Exercise details: Retype only what runs from the beginning of the data through the line with "var yTicks = [0, 0.2, 0.4, 0.6];"; please omit the pictures and keep every line exact.

Collected material:
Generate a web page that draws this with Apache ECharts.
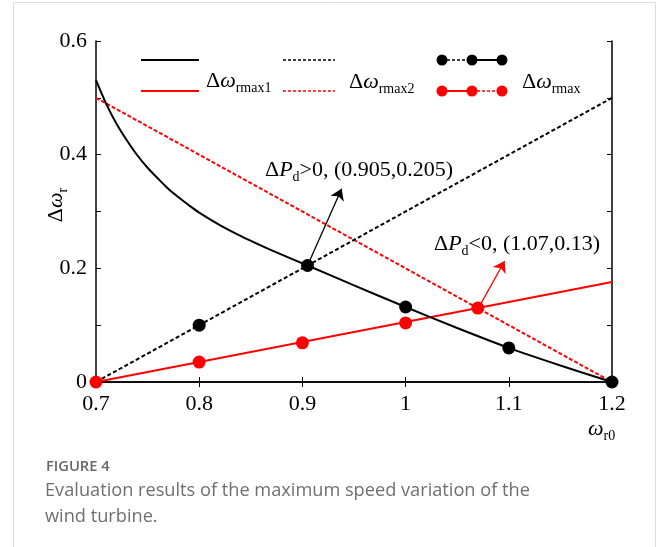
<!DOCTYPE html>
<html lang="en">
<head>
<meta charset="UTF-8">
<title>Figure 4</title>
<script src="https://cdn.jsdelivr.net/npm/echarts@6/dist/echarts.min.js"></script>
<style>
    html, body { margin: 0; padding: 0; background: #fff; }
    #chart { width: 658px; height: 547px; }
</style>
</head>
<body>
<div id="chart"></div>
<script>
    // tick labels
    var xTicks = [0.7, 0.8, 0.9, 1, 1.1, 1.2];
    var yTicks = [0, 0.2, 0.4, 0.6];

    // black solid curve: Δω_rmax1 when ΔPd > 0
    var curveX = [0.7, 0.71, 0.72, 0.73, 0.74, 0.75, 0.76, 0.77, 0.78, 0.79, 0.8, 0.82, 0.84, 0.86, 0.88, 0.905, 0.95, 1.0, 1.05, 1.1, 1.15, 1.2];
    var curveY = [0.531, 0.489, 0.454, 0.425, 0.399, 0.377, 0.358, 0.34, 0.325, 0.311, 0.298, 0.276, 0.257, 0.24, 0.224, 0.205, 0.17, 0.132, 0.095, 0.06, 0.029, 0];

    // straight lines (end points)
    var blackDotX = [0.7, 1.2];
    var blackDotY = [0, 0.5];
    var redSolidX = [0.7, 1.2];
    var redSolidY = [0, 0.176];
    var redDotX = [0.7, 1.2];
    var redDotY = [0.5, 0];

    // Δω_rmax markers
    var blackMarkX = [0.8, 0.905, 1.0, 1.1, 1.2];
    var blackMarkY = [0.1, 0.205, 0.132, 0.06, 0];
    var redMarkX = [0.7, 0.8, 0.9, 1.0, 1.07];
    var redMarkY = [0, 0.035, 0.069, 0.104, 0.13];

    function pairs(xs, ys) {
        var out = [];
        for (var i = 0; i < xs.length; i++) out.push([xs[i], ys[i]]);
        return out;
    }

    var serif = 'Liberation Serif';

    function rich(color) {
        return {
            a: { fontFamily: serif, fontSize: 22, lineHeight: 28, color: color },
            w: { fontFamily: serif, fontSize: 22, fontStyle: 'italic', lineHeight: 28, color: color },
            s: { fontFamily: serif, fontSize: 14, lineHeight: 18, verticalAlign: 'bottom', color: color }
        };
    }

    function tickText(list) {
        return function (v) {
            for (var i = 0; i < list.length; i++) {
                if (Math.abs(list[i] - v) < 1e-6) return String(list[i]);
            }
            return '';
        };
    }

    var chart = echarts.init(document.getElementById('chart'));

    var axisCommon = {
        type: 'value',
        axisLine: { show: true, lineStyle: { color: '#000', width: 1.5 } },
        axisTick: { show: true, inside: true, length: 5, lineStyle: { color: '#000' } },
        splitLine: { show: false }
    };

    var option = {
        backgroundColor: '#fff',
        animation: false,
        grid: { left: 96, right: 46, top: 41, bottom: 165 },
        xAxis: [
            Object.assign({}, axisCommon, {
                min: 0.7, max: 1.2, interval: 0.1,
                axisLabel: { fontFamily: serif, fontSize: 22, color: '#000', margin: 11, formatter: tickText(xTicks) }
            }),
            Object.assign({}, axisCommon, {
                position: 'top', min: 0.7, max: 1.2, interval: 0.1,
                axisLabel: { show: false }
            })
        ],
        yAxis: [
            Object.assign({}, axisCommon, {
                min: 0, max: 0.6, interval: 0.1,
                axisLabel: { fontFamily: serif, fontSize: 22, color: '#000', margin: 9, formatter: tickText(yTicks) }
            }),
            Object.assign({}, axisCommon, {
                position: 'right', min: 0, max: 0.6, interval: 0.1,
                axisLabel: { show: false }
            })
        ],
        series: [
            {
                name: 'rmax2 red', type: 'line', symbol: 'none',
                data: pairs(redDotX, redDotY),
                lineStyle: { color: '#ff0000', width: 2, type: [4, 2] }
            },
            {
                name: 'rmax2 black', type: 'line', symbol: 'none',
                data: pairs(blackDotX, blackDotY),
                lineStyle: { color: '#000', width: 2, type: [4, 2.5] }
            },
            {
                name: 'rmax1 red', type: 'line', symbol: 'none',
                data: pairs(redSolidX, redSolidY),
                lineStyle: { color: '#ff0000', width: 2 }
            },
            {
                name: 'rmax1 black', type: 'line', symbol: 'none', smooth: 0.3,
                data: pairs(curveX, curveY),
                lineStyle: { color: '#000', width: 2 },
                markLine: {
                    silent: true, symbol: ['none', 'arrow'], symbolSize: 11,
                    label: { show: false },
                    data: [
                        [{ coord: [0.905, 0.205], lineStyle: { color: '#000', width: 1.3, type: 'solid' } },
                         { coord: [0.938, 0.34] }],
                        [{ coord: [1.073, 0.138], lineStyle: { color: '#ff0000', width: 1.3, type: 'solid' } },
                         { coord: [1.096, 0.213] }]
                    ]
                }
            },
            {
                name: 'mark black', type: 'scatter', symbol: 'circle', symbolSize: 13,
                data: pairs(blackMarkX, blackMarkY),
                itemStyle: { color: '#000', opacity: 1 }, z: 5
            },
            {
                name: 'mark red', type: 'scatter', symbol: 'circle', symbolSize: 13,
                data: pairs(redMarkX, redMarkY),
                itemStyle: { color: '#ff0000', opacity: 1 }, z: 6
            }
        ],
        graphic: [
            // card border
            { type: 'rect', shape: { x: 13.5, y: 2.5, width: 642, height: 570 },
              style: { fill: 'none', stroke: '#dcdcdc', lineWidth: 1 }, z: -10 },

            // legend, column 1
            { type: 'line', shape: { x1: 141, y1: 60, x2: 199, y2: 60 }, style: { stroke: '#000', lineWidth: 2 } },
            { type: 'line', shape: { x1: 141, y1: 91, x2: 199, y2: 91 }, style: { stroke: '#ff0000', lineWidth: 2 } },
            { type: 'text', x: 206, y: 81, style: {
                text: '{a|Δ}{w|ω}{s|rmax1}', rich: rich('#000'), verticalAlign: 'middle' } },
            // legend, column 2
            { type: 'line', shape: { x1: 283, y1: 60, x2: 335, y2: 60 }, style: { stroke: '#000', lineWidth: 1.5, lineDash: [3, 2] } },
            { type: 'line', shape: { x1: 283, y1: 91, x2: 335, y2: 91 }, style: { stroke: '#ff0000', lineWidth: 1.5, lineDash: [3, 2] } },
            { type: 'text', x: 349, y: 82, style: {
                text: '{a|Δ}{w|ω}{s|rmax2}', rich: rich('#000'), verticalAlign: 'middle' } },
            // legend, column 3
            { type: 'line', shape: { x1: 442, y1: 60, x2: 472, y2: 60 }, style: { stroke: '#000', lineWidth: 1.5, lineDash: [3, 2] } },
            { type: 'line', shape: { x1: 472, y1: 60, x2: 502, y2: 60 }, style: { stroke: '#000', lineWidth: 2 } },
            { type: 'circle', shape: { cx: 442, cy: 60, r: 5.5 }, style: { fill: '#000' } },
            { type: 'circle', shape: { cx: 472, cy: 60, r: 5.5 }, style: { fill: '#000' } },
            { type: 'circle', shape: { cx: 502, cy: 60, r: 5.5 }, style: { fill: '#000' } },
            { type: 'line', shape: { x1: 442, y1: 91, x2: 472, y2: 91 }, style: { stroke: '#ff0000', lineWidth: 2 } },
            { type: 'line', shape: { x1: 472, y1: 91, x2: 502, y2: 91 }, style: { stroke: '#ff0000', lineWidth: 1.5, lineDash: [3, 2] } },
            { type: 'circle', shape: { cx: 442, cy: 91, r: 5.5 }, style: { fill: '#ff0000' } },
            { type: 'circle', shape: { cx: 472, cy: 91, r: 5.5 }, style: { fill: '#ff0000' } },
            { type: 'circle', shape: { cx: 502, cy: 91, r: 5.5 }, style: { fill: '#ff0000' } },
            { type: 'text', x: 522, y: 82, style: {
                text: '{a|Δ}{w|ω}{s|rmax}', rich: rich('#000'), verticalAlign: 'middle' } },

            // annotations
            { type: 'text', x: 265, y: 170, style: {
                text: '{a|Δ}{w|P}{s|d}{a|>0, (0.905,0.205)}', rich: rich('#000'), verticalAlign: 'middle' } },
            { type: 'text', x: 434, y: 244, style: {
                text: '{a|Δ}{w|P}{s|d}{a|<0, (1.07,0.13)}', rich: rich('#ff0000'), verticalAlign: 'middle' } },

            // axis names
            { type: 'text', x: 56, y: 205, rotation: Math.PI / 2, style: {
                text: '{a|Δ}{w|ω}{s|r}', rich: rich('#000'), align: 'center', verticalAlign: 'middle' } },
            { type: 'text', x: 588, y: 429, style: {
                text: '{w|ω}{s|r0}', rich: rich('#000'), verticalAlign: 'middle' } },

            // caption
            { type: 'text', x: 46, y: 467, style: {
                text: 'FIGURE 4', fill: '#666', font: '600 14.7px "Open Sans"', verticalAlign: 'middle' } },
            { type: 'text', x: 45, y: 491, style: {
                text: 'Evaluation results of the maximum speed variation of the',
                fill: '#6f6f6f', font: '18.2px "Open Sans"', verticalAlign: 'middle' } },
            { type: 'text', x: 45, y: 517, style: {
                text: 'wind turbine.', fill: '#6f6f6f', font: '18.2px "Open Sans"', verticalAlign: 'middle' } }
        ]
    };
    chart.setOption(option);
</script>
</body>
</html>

Result:
Generate a web page that draws this with Apache ECharts.
<!DOCTYPE html>
<html lang="en">
<head>
<meta charset="UTF-8">
<title>Figure 4</title>
<script src="https://cdn.jsdelivr.net/npm/echarts@6/dist/echarts.min.js"></script>
<style>
    html, body { margin: 0; padding: 0; background: #fff; }
    #chart { width: 658px; height: 547px; }
</style>
</head>
<body>
<div id="chart"></div>
<script>
    // tick labels
    var xTicks = [0.7, 0.8, 0.9, 1, 1.1, 1.2];
    var yTicks = [0, 0.2, 0.4, 0.6];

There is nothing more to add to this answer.